Trotz der Widerstände geht Kılıçdaroğlu zuversichtlich in die nächste Runde. Vor Anhängern in seiner Wahlkampfzentrale gab er sich kämpferisch und verkündete, er werde „sich weiterhin gerade machen“, man werde die nächste Runde „gemeinsam bestreiten“. Die Ereignisse des Wahltages werde man auswerten und Unregelmäßigkeiten öffentlich machen.

Parteigänger des Zweitplazierten werfen offiziellen Stellen der Regierung Wählerbeeinflussung und Wahlfälschung vor. Auch Beobachter der OECD sprechen von einem „unfairen Vorteil“, den die Regierungspartei im Wahlkampf gehabt habe. Die Regierung von Präsident Erdoğan hatte zuvor zwei Beobachtern des Zusammenschlusses, einem dänischen und einem schwedischen Abgeordneten, die Einreise verwehrt.

Kooperation aller Kräfte gegen die AKP ist höchst unwahrscheinlich 

Die Auszählung der Parlamentswahl ergibt hingegen ein klares Bild. Trotz einiger Verluste kann sich die AKP als stärkste Kraft im Plenum behaupten und 266 Sitze auf sich vereinen, ein Verlust von 29 Sitzen und etwa 7 Prozent der Wählerstimmen.

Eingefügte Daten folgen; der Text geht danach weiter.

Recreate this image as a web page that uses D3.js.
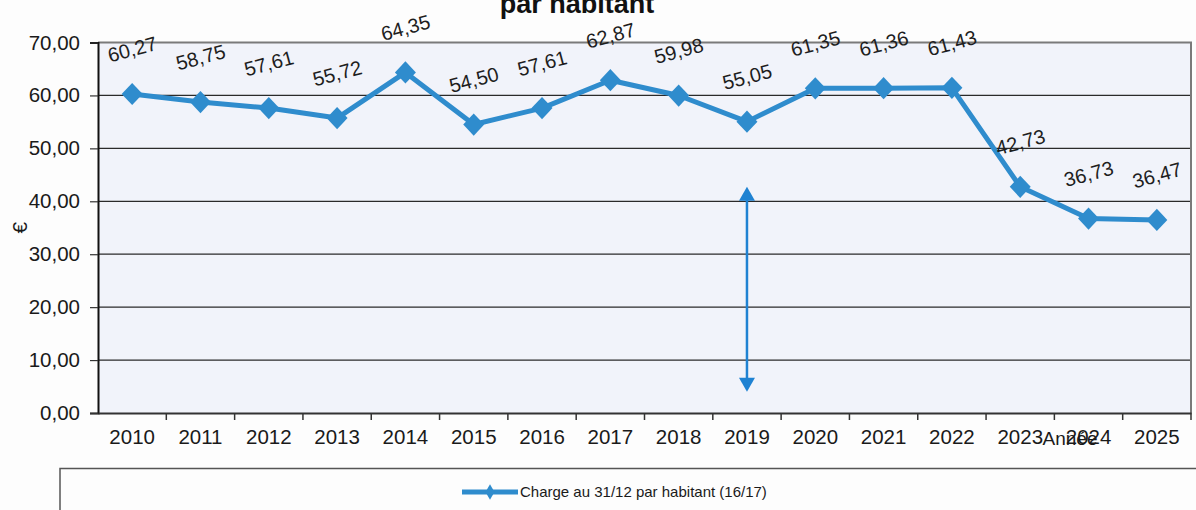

Die mit der AKP in der Regierungskoalition arbeitende nationale MHP verschlechtert sich leicht um ein Prozent, kommt aber aufgrund des türkischen Wahlrechts auf einen zusätzlichen Sitz und damit auf 50 Sitze im 600 Sitze umfassenden Parlament. Gemeinsam hat die Koalition damit 316 Sitze, eine klare aber nicht überragende Mehrheit des als „Volksallianz“ bezeichneten Bündnisses. Die Konkurrenz der „Nationalallianz“ aus der sozialdemokratischen CHP (169 Sitze) und der rechtskonservativen Iyi (44 Sitze) kann demgegenüber lediglich 213 Sitze ins parlamentarische Feld führen, die grünlinke Liste aus Kurden und linken Kräften kommt auf 62 Sitze. Sollte Kılıçdaroğlu als Sieger aus der Stichwahl hervorgehen, dürfte sein Versprechen, das Parlament wieder zu stärken, durch eine Erdoğan-Mehrheit in Frage gestellt werden.

Eine Zusammenarbeit aller Kräfte gegen die AKP gilt im Parlament als ausgeschlossen, die ideologischen Unterschiede zwischen der Sammelliste aus prokurdischen und grünen Politikern und den parlamentarischen Vertretern der MHP oder der Iyi gelten als unüberwindbar.